Let's first clarify the meaning of "real" and the meaning of "measure". The meaning of "measure" is easily understood. The wave-function, Gao argues, can be measured by means of protective measurements. In quantum mechanics, there are (among many others) two distinguished classes of measurements: von Neumann measurements and weak measurements. When physicists measure an observable, they in general mean a von Neumann measurement, which projects the wave-function to a certain subspace in Hilbert space -- in standard parlance, this is the collapse of the wave-function. But apart from "collapsing" the wave-function, one can measure a system by letting the measurement apparatus interact with the system as weakly as possible, so weakly that the wave-function remains (almost) unchanged. Protective measurements are now a special class of weak measurements. The crux of protective measurements is that they yield the expectation value of an observable with just one measurement; the pointer of the apparatus moves to the value of the expectation value. The wave-function can be reconstructed from a series of protective measurements, which specify the probability density and the probability current -- in a similar way, the wave-function can be reconstructed from a series of weak measurements of its real and imaginary part as done by Lundeen et al. (2011). After Gao has explained very clearly the basics of protective measurements in the first chapter, they accompany us throughout the entire book.
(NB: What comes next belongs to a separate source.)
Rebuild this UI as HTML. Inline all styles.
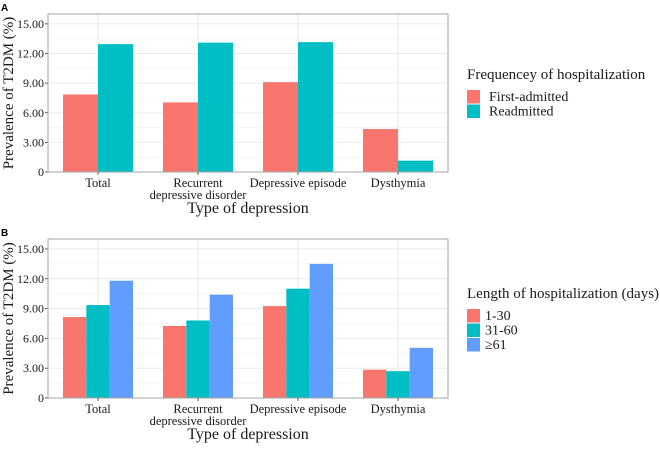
<!DOCTYPE html>
<html><head><meta charset="utf-8"><style>
body{margin:0;background:#fff}
</style></head><body>
<svg id="c" width="660" height="444" xmlns="http://www.w3.org/2000/svg"></svg>
<script>
const categories=["Total","Recurrent|depressive disorder","Depressive episode","Dysthymia"];
const yTicks=[0,3,6,9,12,15];
const yTickLabels=["0","3.00","6.00","9.00","12.00","15.00"];
const seriesANames=["First-admitted","Readmitted"];
const firstAdmitted=[7.85,7.05,9.1,4.35];
const readmitted=[12.95,13.1,13.15,1.15];
const seriesBNames=["1-30","31-60","\u226561"];
const days1to30=[8.15,7.25,9.25,2.85];
const days31to60=[9.35,7.8,11.0,2.7];
const days61plus=[11.8,10.4,13.5,5.05];
const colors=["#F8766D","#00BFC4","#619CFF"];
const NS="http://www.w3.org/2000/svg";
const SERIF="font-family:'Liberation Serif',serif;fill:#1a1a1a;";
const svg=document.getElementById('c');
function mk(tag,attrs,parent,txt){const e=document.createElementNS(NS,tag);for(const k in attrs)e.setAttribute(k,attrs[k]);if(txt!==undefined)e.textContent=txt;(parent||svg).appendChild(e);return e;}
function tx(attrs,parent,txt,size,extra){attrs.style=SERIF+'font-size:'+size+'px;'+(extra||'');return mk('text',attrs,parent,txt);}
function panel(opt){
  const g=mk('g',{});
  
  
  const L=48,R=448,T=opt.top,B=opt.bottom;
  const y=v=>B-(v/16)*(B-T);
  const step=(R-L)/categories.length;
  const x=i=>L+step*(i+0.5);
  const lab=mk('text',{x:1,y:T-3,style:"font-family:'Liberation Sans',sans-serif;font-weight:bold;font-size:10px;fill:#000"},g,opt.letter);
  
  yTicks.forEach((t,i)=>{
    if(i<yTicks.length-1){const m=(t+yTicks[i+1])/2;mk('line',{x1:L,x2:R,y1:y(m),y2:y(m),stroke:'#f2f2f2','stroke-width':0.6},g);}
    mk('line',{x1:L,x2:R,y1:y(t),y2:y(t),stroke:'#ebebeb','stroke-width':1.1},g);
    const tl=tx({x:L-4,y:y(t)+4,'text-anchor':'end'},g,yTickLabels[i],12);
    
    mk('line',{x1:L-3,x2:L,y1:y(t),y2:y(t),stroke:'#333','stroke-width':0.8},g);
  });
  categories.forEach((c,i)=>mk('line',{x1:x(i),x2:x(i),y1:T,y2:B,stroke:'#ebebeb','stroke-width':1.1},g));
  const n=opt.series.length,gw=step*0.7,bw=gw/n;
  opt.series.forEach((s,si)=>s.forEach((v,i)=>{
    const bx=x(i)-gw/2+si*bw;
    const r=mk('rect',{x:bx,y:y(v),width:bw,height:y(0)-y(v),fill:colors[si]},g);
    
    
  }));
  mk('rect',{x:L,y:T,width:R-L,height:B-T,fill:'none',stroke:'#a6a6a6','stroke-width':1},g);
  categories.forEach((c,i)=>{
    mk('line',{x1:x(i),x2:x(i),y1:B,y2:B+3,stroke:'#333','stroke-width':0.8},g);
    c.split('|').forEach((p,k)=>{
      const t=tx({x:x(i),y:B+15+k*12,'text-anchor':'middle'},g,p,12.5);
      
    });
  });
  const xt=tx({x:(L+R)/2,y:B+41,'text-anchor':'middle'},g,'Type of depression',16);
  
  const yt=tx({x:0,y:0,'text-anchor':'middle',transform:`translate(13,${(T+B)/2}) rotate(-90)`},g,'Prevalence of T2DM (%)',15);
  
  const lg=mk('g',{},g);
  
  tx({x:467,y:opt.legY},lg,opt.legTitle,15);
  opt.names.forEach((nm,k)=>{
    const ky=opt.legY+11+k*14.5;
    const kr=mk('rect',{x:467,y:ky,width:13,height:13.5,fill:colors[k]},lg);
    
    const kt=tx({x:opt.legX,y:ky+11},lg,nm,14);
    
  });
}
panel({name:'panel-a',letter:'A',top:14,bottom:172,series:[firstAdmitted,readmitted],names:seriesANames,legTitle:'Frequencey of hospitalization',legY:79,legX:489});
panel({name:'panel-b',letter:'B',top:239,bottom:398,series:[days1to30,days31to60,days61plus],names:seriesBNames,legTitle:'Length of hospitalization (days)',legY:298,legX:485});
</script>
</body></html>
In what sense the wave-function is real is harder to elucidate. Gao argues that the wave-function is better thought of as better not real in the sense of a nomological entity (chapter 3). The nomological view has been advocated within the de Broglie-Bohm pilot-wave theory in order to make sense of the wave-function being defined in configuration space. If the wave-function is time-independent, one is inclined to understand it rather as something law-like than as a physical field undulating in configuration space. In order to evaluate Gao's critique of the nomological interpretation, we need to understand the distinction between the universal wave-function and the effective wave-function. The universal wave-function is the wave-function that guides all the particles in the universe together. Under certain circumstances, though, one can assign a wave-function to a subsystem of the universe, a hydrogen atom for example. This wave-function is the effective wave-function of the subsystem, and it is indeed the wave-function familiar from the application of quantum mechanics.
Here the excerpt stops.